A spokesperson for the Department of Homeland Security did not immediately respond to a request for comment.
The immigrant advocacy organization CASA, Inc. brought the lawsuit along with a group of noncitizens who have temporary protected status or are seeking asylum.
Generally, Immigration and Customs Enforcement officers and other federal agents must have an administrative warrant before making an arrest. Arrests made without a warrant require the officers to articulate reasons they believe arrestees are in the country illegally and likely to escape — such as when a noncitizen presents conflicting documents or admits to previous deportations.
One analysis showed that 943 immigration arrests took place between Aug. 7 and Sept. 9 this year, comprising more than 40 percent of all arrests in Washington, Howell noted.
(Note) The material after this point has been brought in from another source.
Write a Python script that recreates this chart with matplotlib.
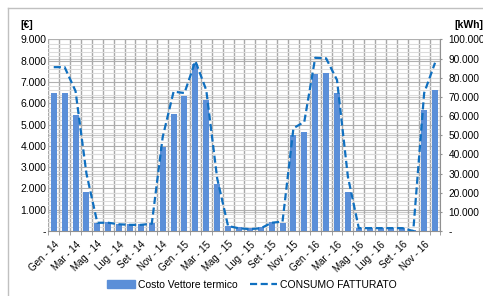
import matplotlib
matplotlib.use("Agg")
import matplotlib.pyplot as plt
from matplotlib.lines import Line2D
from matplotlib.ticker import FuncFormatter, MultipleLocator

mesi = ["Gen", "Feb", "Mar", "Apr", "Mag", "Giu", "Lug", "Ago", "Set", "Ott", "Nov", "Dic"]
anni = ["14", "15", "16"]
labels = [f"{m} - {a}" for a in anni for m in mesi]

# Costo Vettore termico [€]
costo = [6500, 6500, 5450, 1820, 360, 440, 340, 340, 340, 380, 3950, 5480,
         6350, 7850, 6150, 2200, 230, 170, 130, 170, 400, 380, 4500, 4630,
         7390, 7400, 6480, 1820, 130, 130, 130, 130, 130, 50, 5680, 6640]
# CONSUMO FATTURATO [kWh]
consumo = [85500, 85500, 73000, 30000, 4300, 4300, 3500, 3200, 3200, 3800, 49000, 72700,
           72000, 88700, 73500, 27500, 2600, 1400, 1000, 1400, 4300, 4900, 53600, 57000,
           90400, 90100, 78800, 28300, 1500, 1500, 1500, 1500, 1500, 0, 72000, 87800]

bar_color = "#5B8FD8"
line_color = "#1070C0"

plt.rcParams["font.family"] = ["Liberation Sans", "DejaVu Sans"]

fig = plt.figure(figsize=(4.83, 2.96), dpi=100)
ax = fig.add_axes([0.1, 0.2196, 0.812, 0.6474])
ax2 = ax.twinx()

x = list(range(len(labels)))
ax.bar(x, costo, width=0.55, color=bar_color, zorder=3)
ax2.plot(x, consumo, color=line_color, lw=1.6, dashes=(3.2, 1.6), zorder=4)

ax.set_xlim(-0.5, len(labels) - 0.5)
ax.set_ylim(0, 9000)
ax2.set_ylim(0, 100000)

def thousands(v, pos):
    if v == 0:
        return "-"
    return f"{int(v):,}".replace(",", ".")

ax.yaxis.set_major_locator(MultipleLocator(1000))
ax.yaxis.set_minor_locator(MultipleLocator(200))
ax.yaxis.set_major_formatter(FuncFormatter(thousands))
ax2.yaxis.set_major_locator(MultipleLocator(10000))
ax2.yaxis.set_major_formatter(FuncFormatter(thousands))

# grid
ax.grid(axis="y", which="major", color="#B0B0B0", lw=0.8, zorder=0)
ax.grid(axis="y", which="minor", color="#DCDCDC", lw=0.8, zorder=0)
for i in range(len(labels) + 1):
    ax.axvline(i - 0.5, color="#A8A8A8", lw=1.0, zorder=1)
for v in range(10000, 100001, 10000):
    ax.axhline(v * 9000 / 100000, color="#C8C8C8", lw=0.8, zorder=0)

ax.set_xticks([i - 0.5 for i in range(len(labels) + 1)], minor=True)
ax.set_xticks(x[::2])
ax.set_xticklabels(labels[::2], rotation=45, ha="right", rotation_mode="anchor", fontsize=7)
ax.tick_params(axis="x", which="major", length=0, pad=6)
ax.tick_params(axis="x", which="minor", length=3, color="#909090")
ax.tick_params(axis="y", which="both", length=0, labelsize=7.5, pad=1.5)
ax2.tick_params(axis="y", length=1.5, color="#909090", labelsize=7.3, pad=4.3)

for a in (ax, ax2):
    for s in a.spines.values():
        s.set_visible(False)
ax.spines["bottom"].set_visible(True)
ax.spines["bottom"].set_color("#909090")
ax2.spines["right"].set_visible(True)
ax2.spines["right"].set_color("#909090")

fig.text(20 / 483, 1 - 25 / 296, "[€]", fontsize=7.5, fontweight="bold", ha="left", va="center")
fig.text(454 / 483, 1 - 25 / 296, "[kWh]", fontsize=7.5, fontweight="bold", ha="left", va="center")

# chart area border
fig.add_artist(Line2D([8 / 483, 8 / 483], [0, 1 - 8 / 296], transform=fig.transFigure, color="#C0C0C0", lw=1))
fig.add_artist(Line2D([8 / 483, 1], [1 - 8 / 296, 1 - 8 / 296], transform=fig.transFigure, color="#C0C0C0", lw=1))

handles = [plt.Rectangle((0, 0), 1, 1, color=bar_color),
           Line2D([], [], color=line_color, lw=1.6, dashes=(3.2, 1.6))]
fig.legend(handles, ["Costo Vettore termico", "CONSUMO FATTURATO"], loc="center",
           bbox_to_anchor=(0.522, 1 - 285 / 296), ncol=2, frameon=False, fontsize=7.5,
           handlelength=2.6, handleheight=0.8, columnspacing=1.2, handletextpad=0.3)

fig.savefig("out.png", dpi=100)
Howell noted that the Justice Department sought to explain away the statements from Miller and Bovino by emphasizing that they weren’t lawyers and might not understand “terms of art” like “probable cause” and “reasonable suspicion.” But the Obama-appointed judge said that explanation was a “remarkable” suggestion that some of the highest ranking Trump administration policymakers were either “ignorant or incompetent, or both.”
Howell also used the ruling to scold immigration agencies for declining to properly identify themselves when making arrests, saying the practice is intended to terrorize.
“Requiring defendants to put pen to paper and explain who made each arrest and why constitutes the bare minimum to ensure defendants are compliant with the Constitution,” the judge wrote.